Alors que l'essentiel des rédactions françaises a pris le train de l'intelligence artificielle générative depuis deux ans, les enjeux se multiplient, tant sur le fond (désinformation, fiabilité des outils, déontologie...) que sur les questions de droit, de concurrence ou de santé. Lors de la première journée des Assises du journalisme de Tours, ce mardi 11 mars, quelques rédactions ont pu partager leurs premières expériences.

"Ce n'est pas une émergence, c'est un séisme." Christophe de Vallambras, chef du MediaLab de l’Information de France Télévisions, résume parfaitement le sentiment des principaux éditeurs de presse face à l'arrivée de l'IA. Si Sébastien Georges, coordinateur des rédactions du groupe EBRA, assure que la "rédaction robot" ou autres outils utilisant cette technologie est "au coeur des rédactions depuis très longtemps", personne ne nie l'ampleur du phénomène qui tape à la porte des médias depuis que Chat GPT et ses collègues ont été mis à disposition du grand public.
Dans les médias traditionnels, où l'arrivée d'internet a souvent mal été gérée, "on ne pouvait pas se permettre de rater ce nouveau virage". Alors, toutes les rédactions représentées lors de cette table ronde ont choisi de foncer. Avec plus ou moins de précautions : des expérimentations, des chartes, des consignes, des débats internes parfois compliqués. À l'AFP, "ceux qui sont derrière les livres de comptes se sont dit "ouaw" ; les journalistes, moins", raconte Sophie Huet, directrice adjointe de l’Information chargée de l’intelligence artificielle et de l’innovation rédactionnelle.
Faire vite, faire bien ?
Inquiète de la concurrence, l'agence a choisi de réagir rapidement. "C'est un sacré défi, auquel s’ajoute le défi de la rapidité. Parce que si vous partez en vacances, quand vous revenez, trois nouveaux outils sont sortis…" L'AFP a donc choisi d'autoriser l'utilisation pour des tâches d'assistance (transcript, traduction, recherche d'idées...) mais jamais pour écrire des articles. "On a une charte très détaillée, notamment pour la traduction. Tout doit être relu et vérifié par les journalistes. L'indépendance et la fiabilité sont nos deux piliers, et ce ne sont pas les points forts de l’IA. On doit donc être scrupuleux sur ces points."
Et mettre de l'humain, forcément. "Il faut toujours garder à l'esprit que c’est une machine, rappelle Sébastien Georges.
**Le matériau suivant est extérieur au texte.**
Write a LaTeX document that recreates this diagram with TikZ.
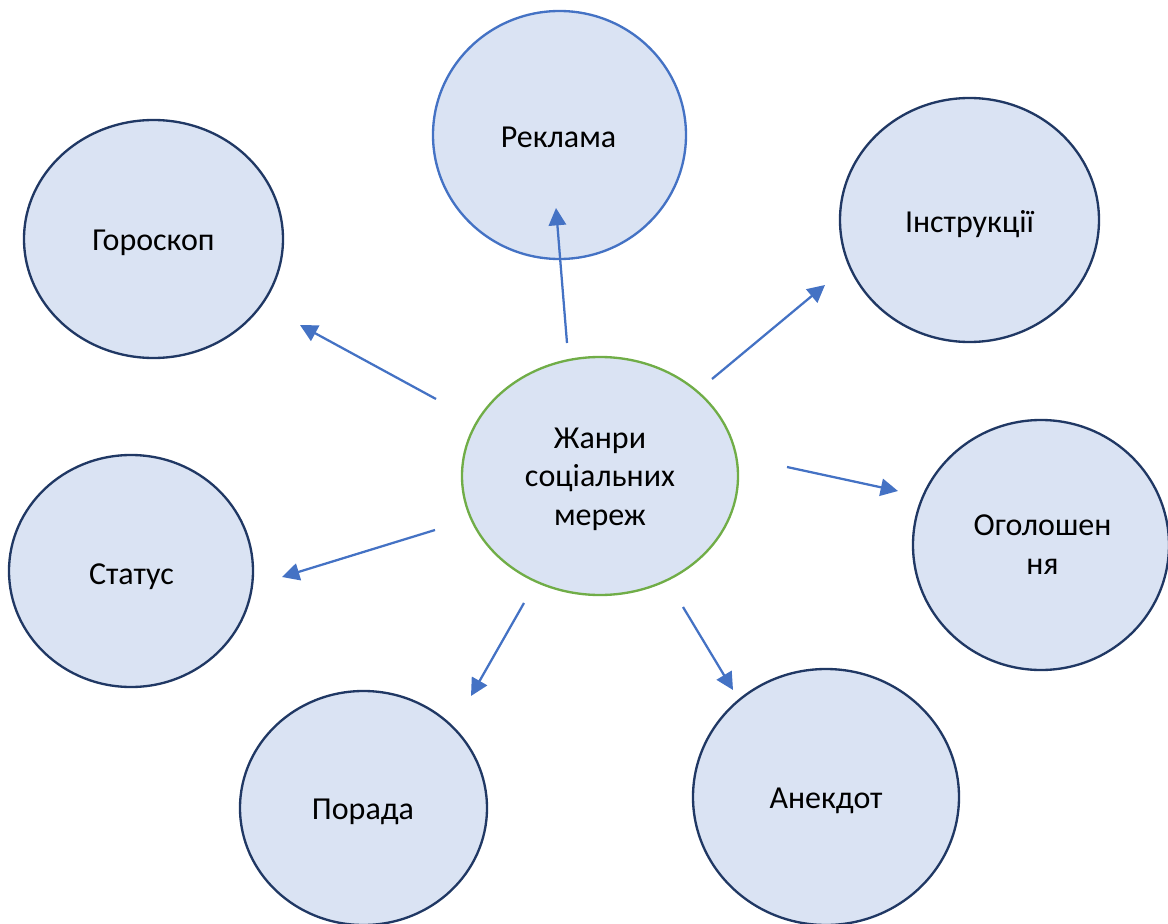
\documentclass[tikz,border=0pt]{standalone}
\usepackage{fontspec}
\setmainfont{Carlito}
\usetikzlibrary{shapes.geometric,arrows.meta}
\definecolor{fillblue}{HTML}{DAE3F3}
\definecolor{navy}{HTML}{203864}
\definecolor{accblue}{HTML}{4472C4}
\definecolor{accgreen}{HTML}{70AD47}
\tikzset{
  bubble/.style={ellipse, draw=navy, fill=fillblue, line width=1.75pt, inner sep=0pt},
  lbl/.style={anchor=base, inner sep=0pt, font=\fontsize{24pt}{28.7pt}\selectfont, align=center},
  conn/.style={draw=accblue, line width=1.7pt, -{Triangle[length=13pt,width=13pt]}}
}
\begin{document}
\begin{tikzpicture}[x=0.75pt,y=-0.75pt]
\useasboundingbox (0,0) rectangle (1168,924);
% ellipses
\node[bubble, draw=accgreen, minimum width=207pt, minimum height=178.5pt] (c) at (600,476) {};
\node[bubble, draw=accblue, minimum width=189.75pt, minimum height=186pt] (rek) at (559.5,135) {};
\node[bubble, minimum width=194.25pt, minimum height=178.5pt] (hor) at (153.5,239) {};
\node[bubble, minimum width=194.25pt, minimum height=183pt] (ins) at (969.5,220) {};
\node[bubble, minimum width=192pt, minimum height=187.5pt] (ogo) at (1041,545) {};
\node[bubble, minimum width=183pt, minimum height=174pt] (sta) at (131,571) {};
\node[bubble, minimum width=185.25pt, minimum height=175.5pt] (por) at (363.5,808) {};
\node[bubble, minimum width=199.5pt, minimum height=192pt] (ane) at (826,797) {};
% labels (base = baseline of last line)
\node[lbl] (ct) at (600,525) {Жанри\\соціальних\\мереж};
\node[lbl] (rekt) at (558.5,147) {Реклама};
\node[lbl] (hort) at (153.5,250) {Гороскоп};
\node[lbl] (inst) at (969.5,232) {Інструкції};
\node[lbl] (ogot) at (1042.5,574) {Оголошен\\ня};
\node[lbl] (stat) at (131.5,584) {Статус};
\node[lbl] (port) at (363,819) {Порада};
\node[lbl] (anet) at (826,808) {Анекдот};
% arrow end points
\coordinate (rekS) at (567,343);   \coordinate (rekE) at (556,208);
\coordinate (horS) at (436,399);   \coordinate (horE) at (300,325);
\coordinate (insS) at (712,379);   \coordinate (insE) at (825,285);
\coordinate (ogoS) at (787,467);   \coordinate (ogoE) at (898,491);
\coordinate (staS) at (435,530);   \coordinate (staE) at (282,577);
\coordinate (porS) at (524,603);   \coordinate (porE) at (471,696);
\coordinate (aneS) at (683,607);   \coordinate (aneE) at (733,690);
\draw[conn] (rekS) -- (rekE);
\draw[conn] (horS) -- (horE);
\draw[conn] (insS) -- (insE);
\draw[conn] (ogoS) -- (ogoE);
\draw[conn] (staS) -- (staE);
\draw[conn] (porS) -- (porE);
\draw[conn] (aneS) -- (aneE);
\end{tikzpicture}
\end{document}
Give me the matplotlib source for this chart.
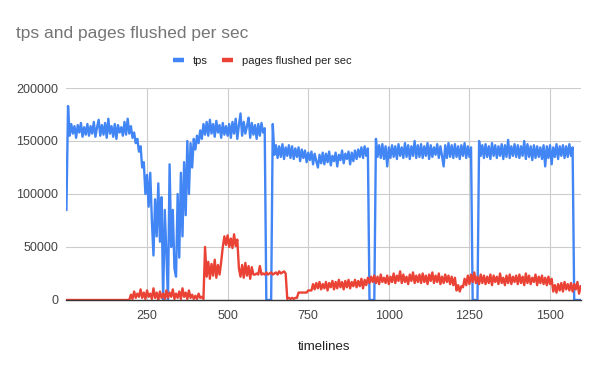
import numpy as np
import matplotlib
matplotlib.use("Agg")
import matplotlib.pyplot as plt
from matplotlib.lines import Line2D

plt.rcParams['font.family'] = ['Liberation Sans', 'DejaVu Sans']

# timelines sampled every 5 units (0 .. 1595)
timelines = list(range(0, 1600, 5))

# tps values (thousands), one row per 100 timelines
tps_k = [
    85, 183, 155, 166, 157, 164, 153, 165, 158, 167, 154, 163, 156, 166, 155, 164, 157, 168, 154, 163,
    170, 155, 165, 156, 167, 153, 171, 157, 164, 154, 166, 152, 165, 158, 163, 155, 168, 156, 171, 157,
    164, 153, 158, 148, 152, 140, 145, 125, 130, 100, 118, 88, 120, 75, 42, 95, 60, 110, 55, 97,
    0, 85, 45, 0, 128, 50, 85, 30, 22, 100, 40, 120, 60, 130, 80, 150, 100, 148, 125, 152,
    142, 155, 148, 160, 152, 166, 156, 168, 155, 170, 157, 166, 154, 169, 158, 165, 153, 167, 156, 164,
    155, 166, 153, 168, 157, 171, 152, 165, 176, 155, 168, 157, 164, 172, 153, 167, 156, 165, 152, 166,
    155, 167, 158, 162, 0, 0, 0, 0, 166, 137, 146, 134, 145, 135, 147, 133, 144, 136, 146, 134,
    145, 133, 143, 135, 144, 131, 142, 134, 141, 130, 139, 132, 140, 128, 138, 131, 125, 137, 129, 139,
    128, 138, 130, 140, 127, 136, 131, 139, 126, 137, 132, 141, 129, 138, 133, 140, 128, 139, 131, 141,
    133, 142, 135, 144, 134, 145, 136, 143, 0, 0, 0, 0, 152, 135, 146, 134, 147, 133, 145, 126,
    144, 134, 146, 135, 145, 133, 147, 136, 144, 134, 148, 135, 146, 133, 145, 136, 150, 134, 146, 135,
    147, 134, 145, 136, 148, 133, 146, 135, 144, 137, 147, 134, 145, 136, 126, 146, 134, 148, 135, 146,
    134, 147, 135, 145, 133, 146, 136, 148, 134, 145, 135, 144, 0, 0, 0, 0, 150, 136, 146, 134,
    147, 135, 145, 133, 148, 136, 146, 134, 145, 136, 147, 133, 146, 135, 151, 134, 145, 136, 147, 135,
    146, 134, 145, 136, 150, 133, 147, 135, 145, 132, 146, 134, 145, 135, 144, 133, 146, 126, 145, 134,
    146, 128, 144, 135, 147, 133, 145, 136, 146, 134, 145, 135, 147, 136, 144, 0, 0, 0, 0, 0,
]

# pages flushed per sec (thousands)
pages_k = [
    0, 0, 0, 0, 0, 0, 0, 0, 0, 0, 0, 0, 0, 0, 0, 0, 0, 0, 0, 0,
    0, 0, 0, 0, 0, 0, 0, 0, 0, 0, 0, 0, 0, 0, 0, 0, 0, 0, 0, 0,
    5, 1, 8, 2, 6, 3, 10, 2, 7, 1, 9, 3, 6, 1, 11, 2, 7, 0, 8, 2,
    6, 1, 9, 2, 7, 3, 10, 1, 6, 2, 8, 1, 11, 3, 7, 1, 9, 2, 5, 1,
    4, 1, 6, 2, 3, 1, 50, 22, 36, 20, 34, 23, 38, 21, 33, 24, 36, 50, 60, 52,
    61, 50, 58, 49, 62, 51, 57, 30, 22, 33, 21, 35, 23, 32, 20, 31, 24, 24, 25, 24,
    32, 24, 25, 24, 26, 24, 25, 26, 24, 25, 26, 24, 27, 25, 26, 27, 25, 1, 2, 1,
    2, 1, 2, 2, 7, 7, 7, 7, 7, 7, 9, 9, 9, 15, 10, 16, 11, 17, 10, 15,
    11, 17, 9, 16, 12, 18, 10, 17, 11, 19, 12, 17, 10, 18, 12, 19, 11, 17, 13, 19,
    12, 18, 13, 20, 11, 19, 14, 21, 16, 22, 17, 23, 16, 22, 15, 24, 17, 21, 16, 23,
    15, 22, 17, 25, 16, 23, 18, 27, 16, 24, 17, 22, 15, 24, 18, 26, 16, 23, 17, 24,
    16, 25, 17, 23, 15, 24, 18, 26, 16, 23, 17, 25, 15, 22, 16, 24, 17, 23, 15, 22,
    14, 21, 9, 14, 8, 13, 12, 20, 14, 23, 15, 24, 17, 26, 16, 22, 15, 24, 16, 23,
    15, 22, 16, 24, 14, 23, 17, 22, 15, 25, 16, 21, 14, 23, 16, 24, 15, 22, 17, 23,
    15, 24, 16, 22, 14, 25, 16, 23, 15, 21, 17, 24, 14, 22, 16, 23, 15, 21, 14, 22,
    15, 20, 8, 14, 7, 15, 9, 16, 8, 17, 10, 15, 9, 16, 8, 15, 10, 17, 6, 13,
]

x_ticks = [250, 500, 750, 1000, 1250, 1500]
y_ticks = [0, 50000, 100000, 150000, 200000]
series_names = ["tps", "pages flushed per sec"]
colors = ["#4285F4", "#EA4335"]

tps = np.array(tps_k) * 1000
pages = np.array(pages_k) * 1000

fig = plt.figure(figsize=(6, 3.71), dpi=100)
ax = fig.add_axes([0.1107, 0.1914, 0.8576, 0.5714])

ax.plot(timelines, tps, color=colors[0], lw=1.7, zorder=3)
ax.plot(timelines, pages, color=colors[1], lw=1.7, zorder=3)

ax.set_xlim(0, 1596)
ax.set_ylim(0, 200000)
ax.set_xticks(x_ticks)
ax.set_yticks(y_ticks)
ax.set_xticklabels([str(v) for v in x_ticks])
ax.set_yticklabels([str(v) for v in y_ticks])
ax.grid(True, color="#cccccc", lw=0.8, zorder=0)
for s in ["top", "right", "left"]:
    ax.spines[s].set_visible(False)
ax.spines["bottom"].set_color("#333333")
ax.spines["bottom"].set_linewidth(1.0)
ax.spines["bottom"].set_zorder(4)
ax.tick_params(axis="both", length=0, labelsize=9, colors="#444444", pad=6)
ax.tick_params(axis="x", pad=7)
ax.set_xlabel("timelines", fontsize=9.5, color="#222222", labelpad=14)

fig.text(0.027, 0.91, "tps and pages flushed per sec", fontsize=12.5, color="#757575",
         ha="left", va="center")

handles = [Line2D([], [], color=c, lw=3.2, solid_capstyle="butt") for c in colors]
fig.legend(handles, series_names, loc="center", bbox_to_anchor=(0.437, 0.835), ncol=2,
           frameon=False, fontsize=8, handlelength=1.0, handletextpad=0.8, columnspacing=1.3,
           labelcolor="#222222")

fig.savefig("out.png", dpi=100)
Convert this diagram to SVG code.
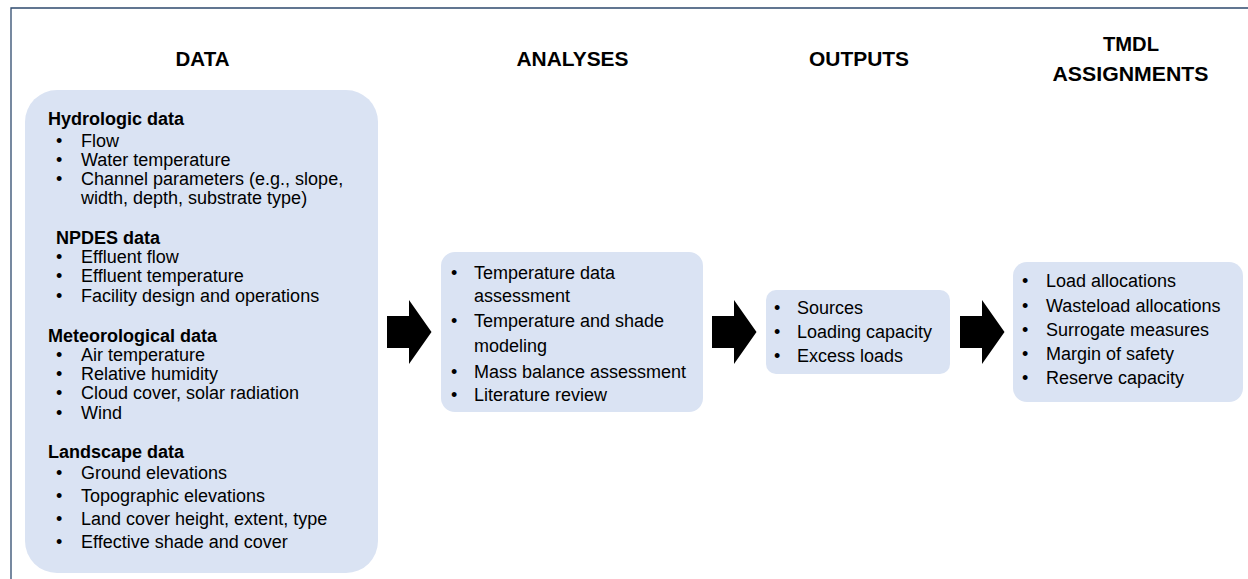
<svg xmlns="http://www.w3.org/2000/svg" width="1248" height="579" viewBox="0 0 1248 579">
<style>
.frame{fill:none;stroke:#2E4A6E;stroke-width:1.3}
.box{fill:#DAE3F3}
.title{font-family:"Liberation Sans",Arial,sans-serif;font-weight:bold;font-size:21px;fill:#000;text-anchor:middle}
.h{font-family:"Liberation Sans",Arial,sans-serif;font-weight:bold;font-size:18px;fill:#000}
.t{font-family:"Liberation Sans",Arial,sans-serif;font-size:18px;fill:#000}
.arrow{fill:#000}
</style>
<defs>
<path id="arr" d="M0,0 H22 V-16 L44.5,16 L22,48 V32 H0 Z"/>
</defs>
<rect width="1248" height="579" fill="#fff"/>
<path class="frame" d="M11,579 V8 H1248"/>
<g id="titles">
<text class="title" x="202.5" y="66" textLength="54" lengthAdjust="spacingAndGlyphs">DATA</text>
<text class="title" x="572.5" y="66" textLength="112" lengthAdjust="spacingAndGlyphs">ANALYSES</text>
<text class="title" x="859" y="66" textLength="100" lengthAdjust="spacingAndGlyphs">OUTPUTS</text>
<text class="title" x="1131" y="51" textLength="56" lengthAdjust="spacingAndGlyphs">TMDL</text>
<text class="title" x="1130.5" y="81" textLength="156" lengthAdjust="spacingAndGlyphs">ASSIGNMENTS</text>
</g>
<g id="data">
<rect class="box" x="25" y="90" width="353" height="483" rx="32"/>
<text class="h" x="48" y="125">Hydrologic data</text>
<g class="t">
<text x="56" y="147">•</text><text x="81" y="147">Flow</text>
<text x="56" y="166">•</text><text x="81" y="166">Water temperature</text>
<text x="56" y="185">•</text><text x="81" y="185">Channel parameters (e.g., slope,</text>
<text x="81" y="204">width, depth, substrate type)</text>
</g>
<text class="h" x="56" y="244">NPDES data</text>
<g class="t">
<text x="56" y="263">•</text><text x="81" y="263">Effluent flow</text>
<text x="56" y="282">•</text><text x="81" y="282">Effluent temperature</text>
<text x="56" y="302">•</text><text x="81" y="302">Facility design and operations</text>
</g>
<text class="h" x="48" y="342">Meteorological data</text>
<g class="t">
<text x="56" y="361">•</text><text x="81" y="361">Air temperature</text>
<text x="56" y="380">•</text><text x="81" y="380">Relative humidity</text>
<text x="56" y="399">•</text><text x="81" y="399">Cloud cover, solar radiation</text>
<text x="56" y="419">•</text><text x="81" y="419">Wind</text>
</g>
<text class="h" x="48" y="458">Landscape data</text>
<g class="t">
<text x="56" y="479">•</text><text x="81" y="479">Ground elevations</text>
<text x="56" y="502">•</text><text x="81" y="502">Topographic elevations</text>
<text x="56" y="525">•</text><text x="81" y="525">Land cover height, extent, type</text>
<text x="56" y="548">•</text><text x="81" y="548">Effective shade and cover</text>
</g>
</g>
<g id="analyses">
<rect class="box" x="441" y="252" width="262" height="160" rx="14"/>
<g class="t">
<text x="451" y="279">•</text><text x="474" y="279">Temperature data</text>
<text x="474" y="302">assessment</text>
<text x="451" y="327">•</text><text x="474" y="327">Temperature and shade</text>
<text x="474" y="352">modeling</text>
<text x="451" y="378">•</text><text x="474" y="378">Mass balance assessment</text>
<text x="451" y="401">•</text><text x="474" y="401">Literature review</text>
</g>
</g>
<g id="outputs">
<rect class="box" x="766" y="290" width="184" height="84" rx="10"/>
<g class="t">
<text x="774" y="314">•</text><text x="797" y="314">Sources</text>
<text x="774" y="338">•</text><text x="797" y="338">Loading capacity</text>
<text x="774" y="362">•</text><text x="797" y="362">Excess loads</text>
</g>
</g>
<g id="tmdl">
<rect class="box" x="1013" y="262" width="230" height="140" rx="14"/>
<g class="t">
<text x="1022" y="287">•</text><text x="1046" y="287">Load allocations</text>
<text x="1022" y="312">•</text><text x="1046" y="312">Wasteload allocations</text>
<text x="1022" y="336">•</text><text x="1046" y="336">Surrogate measures</text>
<text x="1022" y="360">•</text><text x="1046" y="360">Margin of safety</text>
<text x="1022" y="384">•</text><text x="1046" y="384">Reserve capacity</text>
</g>
</g>
<g id="connectors">
<use href="#arr" class="arrow" x="387" y="316"/>
<use href="#arr" class="arrow" x="712" y="316"/>
<use href="#arr" class="arrow" x="960" y="316"/>
</g>
</svg>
On l'oublie parce que l'interface offre le sentiment d'une conversation. On dit "s'il te plaît", "merci", alors que ça ne sert à rien. C’est une machine qui fait des probabilités et des statistiques." Vincent Berthier, responsable du desk technologies et journalisme de Reporters sans frontières, abonde : "On a fait une charte pour les médias, qui répète des principes simples. La base, c'est de garder l'humain dans la boucle."
Sophie Huet également : "Ces modèles basés sur la statistique viennent perturber le travail des journalistes. On travaille sur des faits, eux ils essaient de deviner la syllabe d’après, le mot d’après, la phrase d’après. Ils produisent même des hallucinations. Des reflets biaisés d’une partie de la réalité. On est loin du travail de journaliste. Ça peut aider, mais ça ne peut pas se substituer au travail de collecte des faits."
Trouver des pratiques vertueuses
Les réflexions sur les usages pertinents et les bonnes pratiques n'en sont qu'à leur balbutiement. "On ne sait pas exactement comment ça fonctionne, déplore Christophe de Vallambras. Il faut avancer, mais être prudent. Par exemple, on parle de “Deep fake for good”, ce qui peut être une bonne chose, notamment pour protéger des sources (au lieu de flouter, on recrée un faux visage grâce à l'IA, ndlr) mais il faut le cadrer, parce que le "for good" des uns n’est pas le "for good" des autres. C’est parce qu’on va se forger une culture collective qu’on va faire émerger des utilisations vertueuses."
Quoi qu'il arrive, continuer d'avancer, donc. Toujours Christophe de Vallambras : "L’IA générative est un tsunami : soit un se noie, soit on surfe. On n’a pas le choix." Mais à quels prix ? Désinformation, droit d'auteur, conflit financiers, biais cognitifs... Les sujets d'inquiétude à court comme à long terme ne manquent pas. À commencer par l'humain. Les représentants CGT et CFDT présents dans la salle ont ainsi pu rappeler aux responsables de rédactions que la bataille menée par les médias ne saurait se mener sans considération aucune pour la santé et le bien-être au travail des journalistes qu'ils emploient.